ミラノ・スカラ座の来日公演、「リゴレット」の初日に行ってきました。(9月9日・NHKホール)
この公演、なんといっても凄かったのはリゴレット役のレオ・ヌッチ、まったく71歳(!)とは思えない、広いNHKホールの隅々まで通る歌声。リゴレット役を得意とするだけあって、演技のほうも素晴らしかったです。
そしてもう一人素晴らしかったのはジルダ役のエレーナ・モシュク。この2人、まさにリゴレットのために生まれてきた歌手のように思えました。
第2幕のカーテンコールでは客席は熱狂的な反応。「bis!bis!(もう一回!)」という声に応えて、第2幕最後の迫力ある2重唱をもう一回歌ってくれました。ちょっと珍しいんじゃないでしょうか。
音楽のほうではグスターボ・ドゥダメルの指揮は良いテンポで流していく感じ。とても悲劇的な作品ですが、それほど感情過多にならなくて、こういうリゴレットもなかなか良いもしれないなと思いました。上記アンコールの時など、ヌッチやモシュクともとても息が合っていたように思います。

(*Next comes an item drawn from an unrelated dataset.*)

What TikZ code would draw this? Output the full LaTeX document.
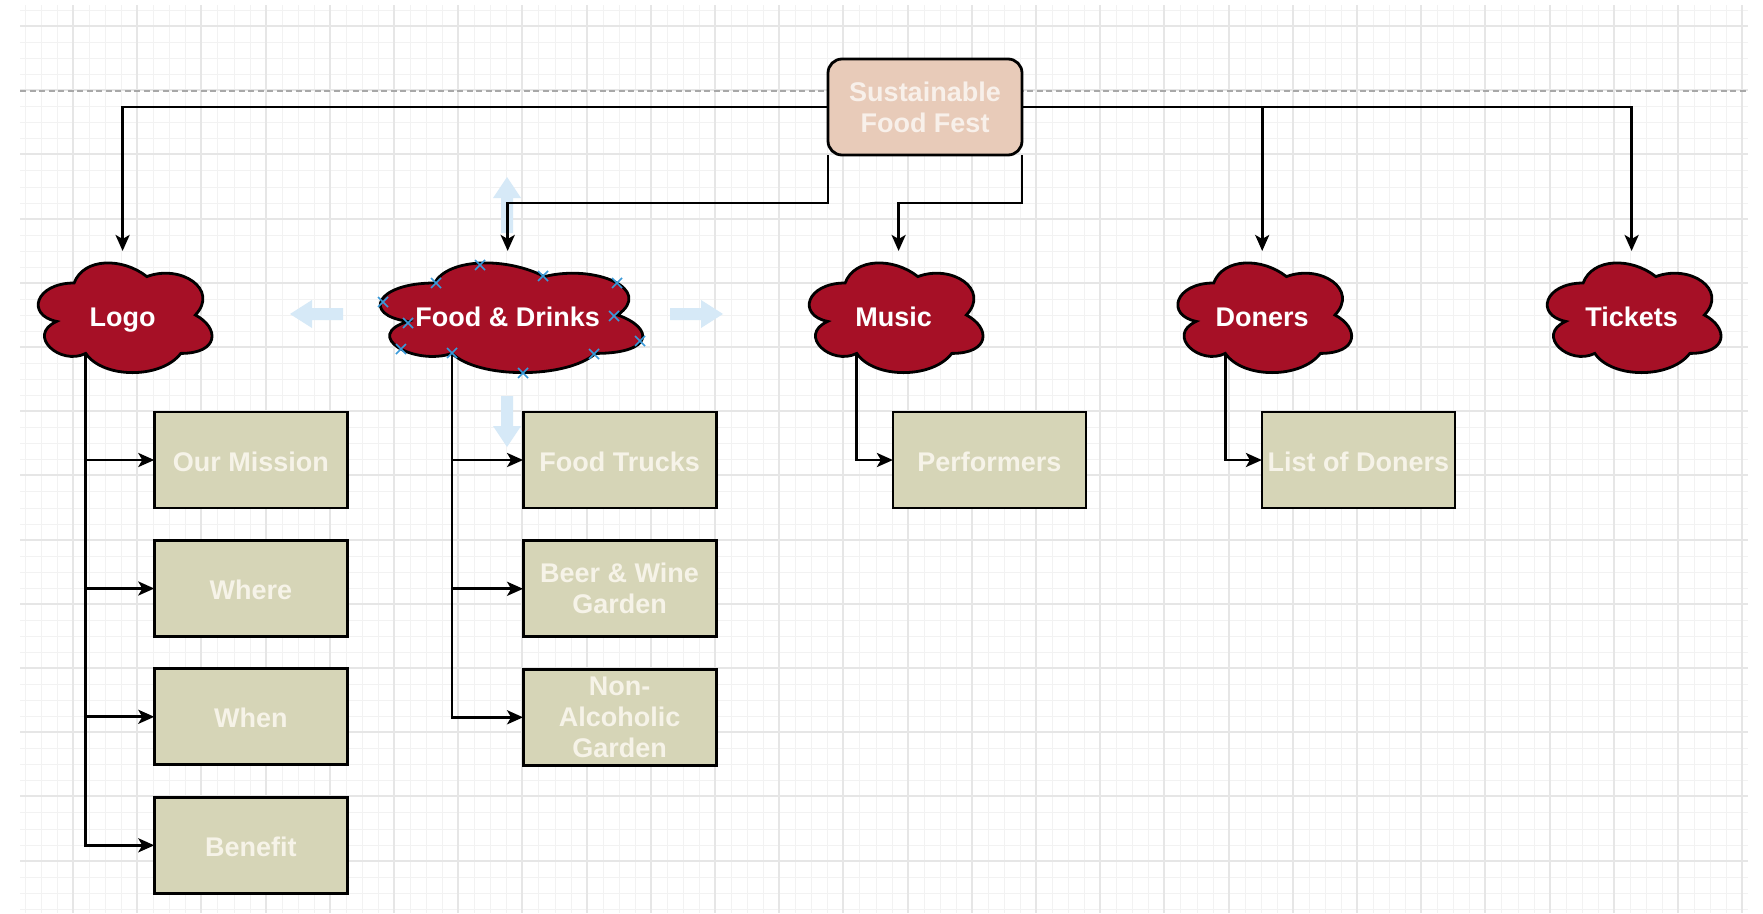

当初予定されていたジョセフ・カレヤの代役としてマントヴァ公爵を務めたフランチェスコ・デムーロやその他の歌手も良かったのですが、ヌッチとモシュクの凄さの前では少し霞んでしまった気がしました。
終演後のカーテンコールも大変な盛り上がり。いつまでも拍手が止まず、最後はオーケストラピットの周囲に観客が集まり、まるで熱狂的なロックコンサートのようでした。
おそらく日本での「リゴレット」上演史に残る公演となるでしょう。ホールからの帰り道、観客の皆さんもなかなか興奮が醒めない様子でした。
なお、この公演の様子は後日(NHK BSプレミアム、10月27日深夜0:00〜)放送される予定のようです。